## begin Source material

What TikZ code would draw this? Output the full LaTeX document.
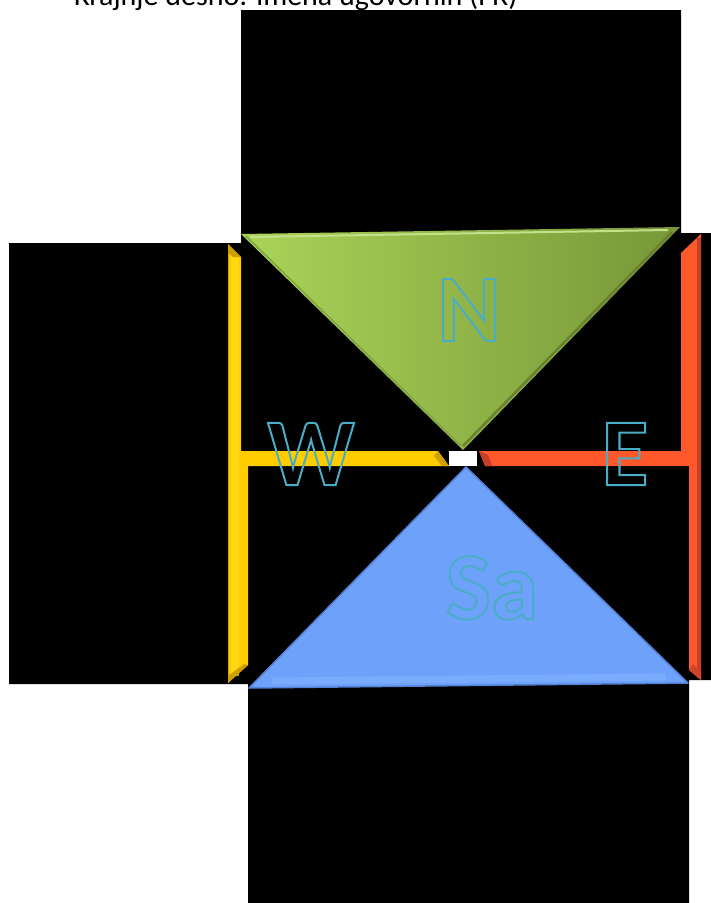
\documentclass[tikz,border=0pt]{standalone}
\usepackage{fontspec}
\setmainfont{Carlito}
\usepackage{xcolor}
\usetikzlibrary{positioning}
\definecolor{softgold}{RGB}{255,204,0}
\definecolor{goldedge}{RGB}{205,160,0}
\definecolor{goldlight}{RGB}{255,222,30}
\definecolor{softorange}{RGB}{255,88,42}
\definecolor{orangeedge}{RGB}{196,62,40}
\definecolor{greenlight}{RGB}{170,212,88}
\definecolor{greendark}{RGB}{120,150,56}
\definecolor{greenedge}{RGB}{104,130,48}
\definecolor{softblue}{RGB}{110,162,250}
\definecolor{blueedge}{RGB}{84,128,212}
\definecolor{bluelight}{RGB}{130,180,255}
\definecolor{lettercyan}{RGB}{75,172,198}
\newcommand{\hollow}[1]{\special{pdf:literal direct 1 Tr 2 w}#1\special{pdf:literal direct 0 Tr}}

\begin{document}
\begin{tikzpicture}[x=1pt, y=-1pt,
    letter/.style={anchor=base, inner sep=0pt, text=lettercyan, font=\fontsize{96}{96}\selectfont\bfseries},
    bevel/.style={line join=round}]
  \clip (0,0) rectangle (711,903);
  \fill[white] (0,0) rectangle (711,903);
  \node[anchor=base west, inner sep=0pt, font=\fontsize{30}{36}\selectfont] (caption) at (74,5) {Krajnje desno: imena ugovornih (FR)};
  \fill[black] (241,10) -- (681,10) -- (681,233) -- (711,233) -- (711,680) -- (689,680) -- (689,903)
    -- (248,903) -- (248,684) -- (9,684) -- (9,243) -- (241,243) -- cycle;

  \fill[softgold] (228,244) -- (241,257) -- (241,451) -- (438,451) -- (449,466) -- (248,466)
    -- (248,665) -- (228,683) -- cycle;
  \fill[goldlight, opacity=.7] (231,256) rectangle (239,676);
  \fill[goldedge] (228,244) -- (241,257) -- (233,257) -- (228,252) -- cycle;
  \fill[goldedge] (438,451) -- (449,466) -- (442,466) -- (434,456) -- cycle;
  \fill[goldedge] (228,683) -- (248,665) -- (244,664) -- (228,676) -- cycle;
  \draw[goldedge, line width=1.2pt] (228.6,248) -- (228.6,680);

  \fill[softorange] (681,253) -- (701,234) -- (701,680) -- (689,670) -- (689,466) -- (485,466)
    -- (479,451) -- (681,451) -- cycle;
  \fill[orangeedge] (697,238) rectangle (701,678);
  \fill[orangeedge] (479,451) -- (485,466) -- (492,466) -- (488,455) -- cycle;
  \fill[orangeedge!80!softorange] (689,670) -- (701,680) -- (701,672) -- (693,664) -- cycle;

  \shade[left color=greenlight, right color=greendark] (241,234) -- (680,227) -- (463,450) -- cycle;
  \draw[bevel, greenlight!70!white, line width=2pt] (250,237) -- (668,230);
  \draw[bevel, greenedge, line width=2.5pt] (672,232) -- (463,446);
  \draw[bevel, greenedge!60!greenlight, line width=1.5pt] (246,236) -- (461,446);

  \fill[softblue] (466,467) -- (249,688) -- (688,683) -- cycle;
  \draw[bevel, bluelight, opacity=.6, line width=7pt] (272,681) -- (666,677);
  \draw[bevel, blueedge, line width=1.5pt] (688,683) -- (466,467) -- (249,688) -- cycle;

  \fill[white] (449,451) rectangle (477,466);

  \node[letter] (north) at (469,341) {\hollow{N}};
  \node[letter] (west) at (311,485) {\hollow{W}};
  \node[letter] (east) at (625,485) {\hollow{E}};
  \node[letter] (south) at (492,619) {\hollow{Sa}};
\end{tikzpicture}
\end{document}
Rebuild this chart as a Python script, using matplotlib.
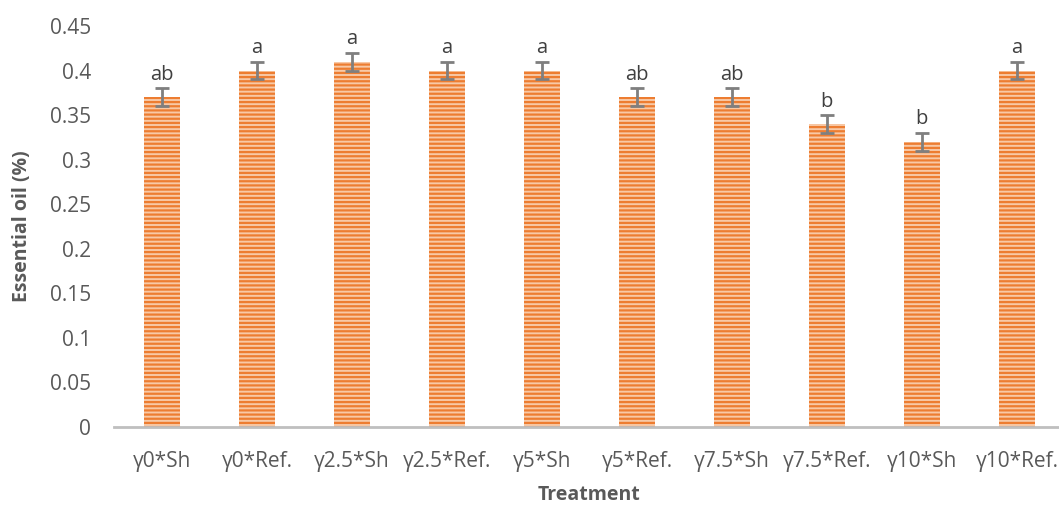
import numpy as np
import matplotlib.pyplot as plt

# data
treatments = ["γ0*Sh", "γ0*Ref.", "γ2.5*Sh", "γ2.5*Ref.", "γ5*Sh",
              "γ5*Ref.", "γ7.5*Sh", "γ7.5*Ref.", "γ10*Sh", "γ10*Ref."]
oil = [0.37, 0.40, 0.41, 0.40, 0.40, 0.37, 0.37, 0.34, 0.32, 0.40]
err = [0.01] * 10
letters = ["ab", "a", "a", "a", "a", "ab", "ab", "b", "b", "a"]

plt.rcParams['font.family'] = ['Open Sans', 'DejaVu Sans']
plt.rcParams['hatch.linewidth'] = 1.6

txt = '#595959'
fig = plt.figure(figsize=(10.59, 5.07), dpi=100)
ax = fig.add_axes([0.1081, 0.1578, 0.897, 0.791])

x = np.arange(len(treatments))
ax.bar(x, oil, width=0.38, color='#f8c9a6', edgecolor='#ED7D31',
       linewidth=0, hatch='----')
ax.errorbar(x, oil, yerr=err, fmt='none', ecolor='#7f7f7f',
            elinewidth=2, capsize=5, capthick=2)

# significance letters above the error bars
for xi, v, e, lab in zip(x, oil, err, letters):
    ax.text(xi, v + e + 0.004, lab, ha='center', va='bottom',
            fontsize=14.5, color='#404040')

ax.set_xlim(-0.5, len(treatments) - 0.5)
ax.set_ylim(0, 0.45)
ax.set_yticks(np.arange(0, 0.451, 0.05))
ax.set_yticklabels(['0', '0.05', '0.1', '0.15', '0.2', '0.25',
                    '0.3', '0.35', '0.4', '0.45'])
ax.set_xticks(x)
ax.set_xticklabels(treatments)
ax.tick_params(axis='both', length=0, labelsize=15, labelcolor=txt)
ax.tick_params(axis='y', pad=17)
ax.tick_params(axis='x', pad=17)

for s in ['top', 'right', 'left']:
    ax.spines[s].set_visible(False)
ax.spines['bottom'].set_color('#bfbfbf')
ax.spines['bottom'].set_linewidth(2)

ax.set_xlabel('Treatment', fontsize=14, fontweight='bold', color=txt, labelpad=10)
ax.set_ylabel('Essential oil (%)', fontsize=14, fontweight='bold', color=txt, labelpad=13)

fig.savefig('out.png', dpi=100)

## end Source material
## begin Source material

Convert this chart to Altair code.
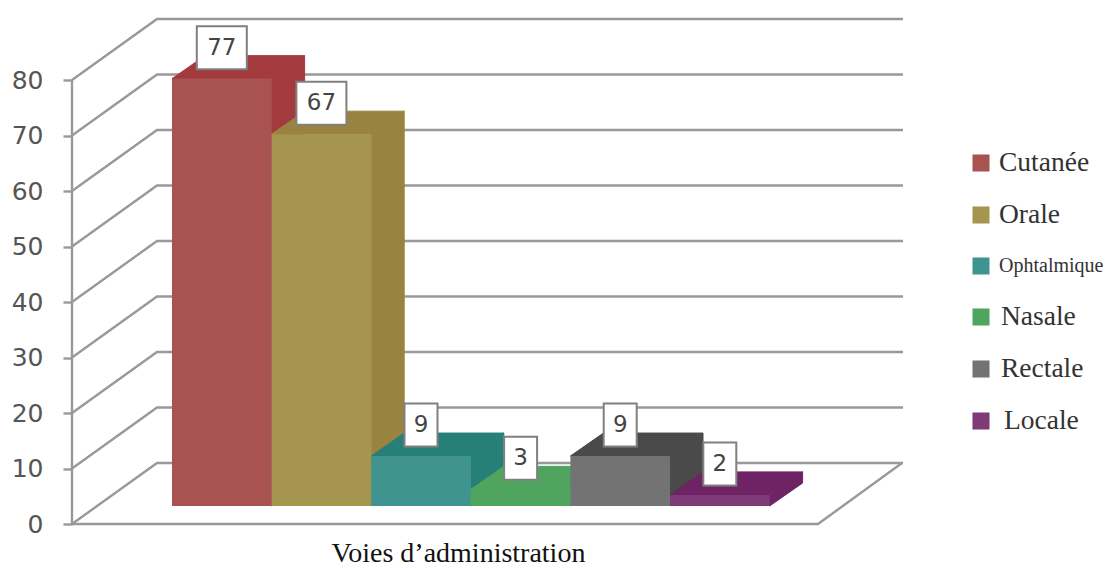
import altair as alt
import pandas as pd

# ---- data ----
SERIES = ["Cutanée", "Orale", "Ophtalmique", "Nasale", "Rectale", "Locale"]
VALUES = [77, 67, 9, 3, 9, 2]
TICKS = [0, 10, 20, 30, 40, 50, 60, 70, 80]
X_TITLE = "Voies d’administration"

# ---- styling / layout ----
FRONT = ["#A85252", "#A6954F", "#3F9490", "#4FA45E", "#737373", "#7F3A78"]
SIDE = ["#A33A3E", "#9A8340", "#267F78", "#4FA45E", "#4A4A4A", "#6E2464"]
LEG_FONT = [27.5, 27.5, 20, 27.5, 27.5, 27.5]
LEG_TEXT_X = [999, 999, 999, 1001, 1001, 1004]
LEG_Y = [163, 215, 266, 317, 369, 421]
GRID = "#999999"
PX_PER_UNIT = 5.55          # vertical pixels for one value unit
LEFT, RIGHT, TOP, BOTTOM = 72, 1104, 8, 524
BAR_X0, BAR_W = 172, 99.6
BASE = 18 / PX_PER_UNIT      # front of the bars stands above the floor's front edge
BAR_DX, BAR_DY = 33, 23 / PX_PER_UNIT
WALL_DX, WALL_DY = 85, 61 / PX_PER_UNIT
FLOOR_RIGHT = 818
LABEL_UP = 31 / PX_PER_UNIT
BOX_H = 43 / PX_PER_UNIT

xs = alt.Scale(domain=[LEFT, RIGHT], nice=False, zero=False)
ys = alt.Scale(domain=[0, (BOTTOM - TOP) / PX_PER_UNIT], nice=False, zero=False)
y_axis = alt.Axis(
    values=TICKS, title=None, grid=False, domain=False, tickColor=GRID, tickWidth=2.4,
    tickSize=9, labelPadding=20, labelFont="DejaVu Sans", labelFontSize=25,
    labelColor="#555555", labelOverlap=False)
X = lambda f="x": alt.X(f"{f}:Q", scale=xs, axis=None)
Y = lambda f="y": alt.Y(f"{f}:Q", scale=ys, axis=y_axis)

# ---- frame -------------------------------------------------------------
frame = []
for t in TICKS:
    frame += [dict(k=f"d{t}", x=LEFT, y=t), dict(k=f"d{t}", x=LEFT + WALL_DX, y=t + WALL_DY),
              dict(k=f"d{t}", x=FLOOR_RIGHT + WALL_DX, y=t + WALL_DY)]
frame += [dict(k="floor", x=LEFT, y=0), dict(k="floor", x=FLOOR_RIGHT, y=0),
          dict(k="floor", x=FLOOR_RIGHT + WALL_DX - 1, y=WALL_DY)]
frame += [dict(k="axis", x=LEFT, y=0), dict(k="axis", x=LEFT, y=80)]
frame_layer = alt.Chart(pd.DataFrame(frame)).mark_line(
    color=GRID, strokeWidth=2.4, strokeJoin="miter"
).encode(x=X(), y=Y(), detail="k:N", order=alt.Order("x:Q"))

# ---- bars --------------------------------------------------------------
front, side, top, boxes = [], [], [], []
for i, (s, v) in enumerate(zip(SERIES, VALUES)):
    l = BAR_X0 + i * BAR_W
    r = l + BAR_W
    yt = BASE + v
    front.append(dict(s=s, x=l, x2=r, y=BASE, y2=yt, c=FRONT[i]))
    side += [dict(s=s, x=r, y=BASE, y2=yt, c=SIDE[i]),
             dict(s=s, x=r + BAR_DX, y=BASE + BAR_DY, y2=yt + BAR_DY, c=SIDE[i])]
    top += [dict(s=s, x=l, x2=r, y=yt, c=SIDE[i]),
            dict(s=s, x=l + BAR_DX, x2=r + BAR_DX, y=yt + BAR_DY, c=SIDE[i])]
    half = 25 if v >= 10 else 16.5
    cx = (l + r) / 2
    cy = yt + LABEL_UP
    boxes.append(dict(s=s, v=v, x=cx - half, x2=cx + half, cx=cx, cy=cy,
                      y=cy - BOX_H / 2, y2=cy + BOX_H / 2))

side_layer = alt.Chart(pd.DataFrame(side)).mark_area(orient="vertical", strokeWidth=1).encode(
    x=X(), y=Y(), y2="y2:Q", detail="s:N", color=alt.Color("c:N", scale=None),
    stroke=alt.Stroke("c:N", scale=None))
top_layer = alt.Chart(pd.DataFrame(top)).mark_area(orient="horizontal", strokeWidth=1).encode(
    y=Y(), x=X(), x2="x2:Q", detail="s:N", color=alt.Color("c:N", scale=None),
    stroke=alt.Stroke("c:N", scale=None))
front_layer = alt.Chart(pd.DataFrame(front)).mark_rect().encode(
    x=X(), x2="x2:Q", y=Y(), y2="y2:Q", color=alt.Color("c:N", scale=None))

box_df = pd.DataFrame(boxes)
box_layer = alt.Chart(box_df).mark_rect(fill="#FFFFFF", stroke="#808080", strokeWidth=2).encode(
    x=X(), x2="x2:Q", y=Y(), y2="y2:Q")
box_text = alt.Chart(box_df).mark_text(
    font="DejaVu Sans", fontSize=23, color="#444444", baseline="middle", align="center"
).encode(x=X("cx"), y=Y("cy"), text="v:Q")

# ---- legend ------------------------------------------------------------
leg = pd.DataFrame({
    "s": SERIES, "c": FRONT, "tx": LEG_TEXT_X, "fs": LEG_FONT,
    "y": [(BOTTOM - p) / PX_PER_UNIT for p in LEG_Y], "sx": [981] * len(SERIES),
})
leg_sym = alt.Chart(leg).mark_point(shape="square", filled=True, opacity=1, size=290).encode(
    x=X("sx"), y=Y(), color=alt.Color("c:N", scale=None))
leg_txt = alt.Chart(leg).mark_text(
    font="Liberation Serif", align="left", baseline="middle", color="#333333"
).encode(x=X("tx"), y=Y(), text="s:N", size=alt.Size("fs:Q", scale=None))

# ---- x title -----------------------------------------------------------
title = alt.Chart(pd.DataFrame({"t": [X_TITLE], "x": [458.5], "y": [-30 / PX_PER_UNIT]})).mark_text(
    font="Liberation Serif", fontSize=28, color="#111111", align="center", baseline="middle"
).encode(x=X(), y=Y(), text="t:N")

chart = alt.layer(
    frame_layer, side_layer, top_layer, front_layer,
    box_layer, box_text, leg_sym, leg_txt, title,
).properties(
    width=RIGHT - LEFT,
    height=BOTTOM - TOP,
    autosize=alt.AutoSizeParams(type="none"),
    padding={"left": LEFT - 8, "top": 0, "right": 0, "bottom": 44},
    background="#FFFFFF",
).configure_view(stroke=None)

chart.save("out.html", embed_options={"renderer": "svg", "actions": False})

## end Source material

- Stated exercise
Reproduce only the lines running from the one that has "What TikZ code" through the one that has "direct 1 Tr", ends included. Any pictures in that stretch should not be copied.

- Solution
What TikZ code would draw this? Output the full LaTeX document.
\documentclass[tikz,border=0pt]{standalone}
\usepackage{fontspec}
\setmainfont{Carlito}
\usepackage{xcolor}
\usetikzlibrary{positioning}
\definecolor{softgold}{RGB}{255,204,0}
\definecolor{goldedge}{RGB}{205,160,0}
\definecolor{goldlight}{RGB}{255,222,30}
\definecolor{softorange}{RGB}{255,88,42}
\definecolor{orangeedge}{RGB}{196,62,40}
\definecolor{greenlight}{RGB}{170,212,88}
\definecolor{greendark}{RGB}{120,150,56}
\definecolor{greenedge}{RGB}{104,130,48}
\definecolor{softblue}{RGB}{110,162,250}
\definecolor{blueedge}{RGB}{84,128,212}
\definecolor{bluelight}{RGB}{130,180,255}
\definecolor{lettercyan}{RGB}{75,172,198}
\newcommand{\hollow}[1]{\special{pdf:literal direct 1 Tr 2 w}#1\special{pdf:literal direct 0 Tr}}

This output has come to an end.